我想使用.replace函数替换多个字符串。

我目前有

string.replace("condition1", "")

但想要一些像

string.replace("condition1", "").replace("condition2", "text")

尽管这样的语法感觉不太好

正确的做法是什么?有点像在grep/regex中,你可以用\1和\2来替换某些搜索字符串的字段


当前回答

从安德鲁的宝贵答案开始,我开发了一个脚本,从一个文件加载字典,并详细说明所有文件上打开的文件夹做替换。脚本从一个外部文件加载映射,您可以在该文件中设置分隔符。我是一个初学者,但我发现这个脚本在多个文件中做多个替换时非常有用。它在几秒钟内加载了一个包含1000多个条目的字典。

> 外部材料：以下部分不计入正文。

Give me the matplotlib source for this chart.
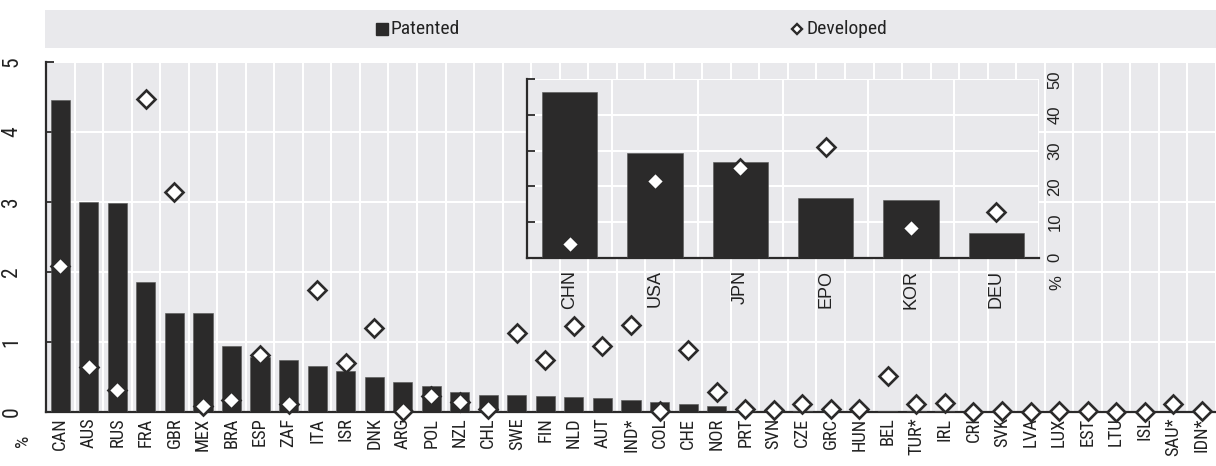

这并不优雅,但对我来说很管用

import glob
import re

mapfile = input("Enter map file name with extension eg. codifica.txt: ")
sep = input("Enter map file column separator eg. |: ")
mask = input("Enter search mask with extension eg. 2010*txt for all files to be processed: ")
suff = input("Enter suffix with extension eg. _NEW.txt for newly generated files: ")

rep = {} # creation of empy dictionary

with open(mapfile) as temprep: # loading of definitions in the dictionary using input file, separator is prompted
    for line in temprep:
        (key, val) = line.strip('\n').split(sep)
        rep[key] = val

for filename in glob.iglob(mask): # recursion on all the files with the mask prompted

    with open (filename, "r") as textfile: # load each file in the variable text
        text = textfile.read()

        # start replacement
        #rep = dict((re.escape(k), v) for k, v in rep.items()) commented to enable the use in the mapping of re reserved characters
        pattern = re.compile("|".join(rep.keys()))
        text = pattern.sub(lambda m: rep[m.group(0)], text)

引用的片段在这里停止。